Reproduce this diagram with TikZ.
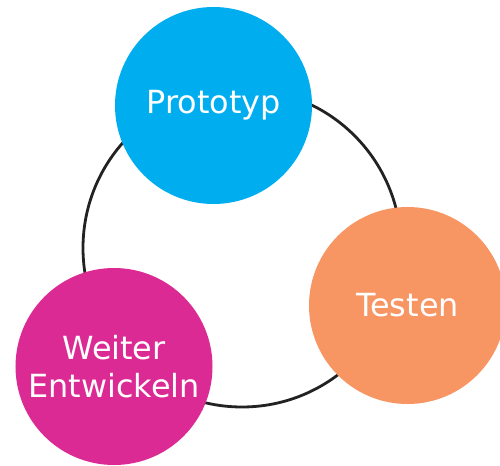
\documentclass[tikz,border=0pt]{standalone}
\usepackage{fontspec}
\setmainfont{DejaVu Sans}
\usepackage{tikz}
\definecolor{CycBlue}{HTML}{00AEEF}
\definecolor{CycOrange}{HTML}{F79563}
\definecolor{CycMagenta}{HTML}{DB2A94}
\definecolor{CycRing}{HTML}{222222}
\begin{document}
\begin{tikzpicture}[
        x=1bp,y=-1bp,
        phase/.style={circle,minimum size=197bp,inner sep=0pt,text=white,align=center,font=\fontsize{32}{38}\selectfont},
        ring/.style={draw=CycRing,line width=2.8bp}
      ]
        \useasboundingbox (0,0) rectangle (500,466);
        \draw[ring] (242,248) circle[radius=159bp];
        \node[phase,fill=CycBlue] (proto) at (213.5,105.5) {Prototyp};
        \node[phase,fill=CycOrange] (test) at (407.5,305.5) {Testen};
        \node[phase,fill=CycMagenta] (dev) at (114,366.5) {Weiter\\Entwickeln};
      \end{tikzpicture}
\end{document}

========================================================================

- **STATED GOAL**
Write out each line of the data exactly; the images should be left out.

- **THE SOLUTION**
Reproduce this diagram with TikZ.
\documentclass[tikz,border=0pt]{standalone}
\usepackage{fontspec}
\setmainfont{DejaVu Sans}
\usepackage{tikz}
\definecolor{CycBlue}{HTML}{00AEEF}
\definecolor{CycOrange}{HTML}{F79563}
\definecolor{CycMagenta}{HTML}{DB2A94}
\definecolor{CycRing}{HTML}{222222}
\begin{document}
\begin{tikzpicture}[
        x=1bp,y=-1bp,
        phase/.style={circle,minimum size=197bp,inner sep=0pt,text=white,align=center,font=\fontsize{32}{38}\selectfont},
        ring/.style={draw=CycRing,line width=2.8bp}
      ]
        \useasboundingbox (0,0) rectangle (500,466);
        \draw[ring] (242,248) circle[radius=159bp];
        \node[phase,fill=CycBlue] (proto) at (213.5,105.5) {Prototyp};
        \node[phase,fill=CycOrange] (test) at (407.5,305.5) {Testen};
        \node[phase,fill=CycMagenta] (dev) at (114,366.5) {Weiter\\Entwickeln};
      \end{tikzpicture}
\end{document}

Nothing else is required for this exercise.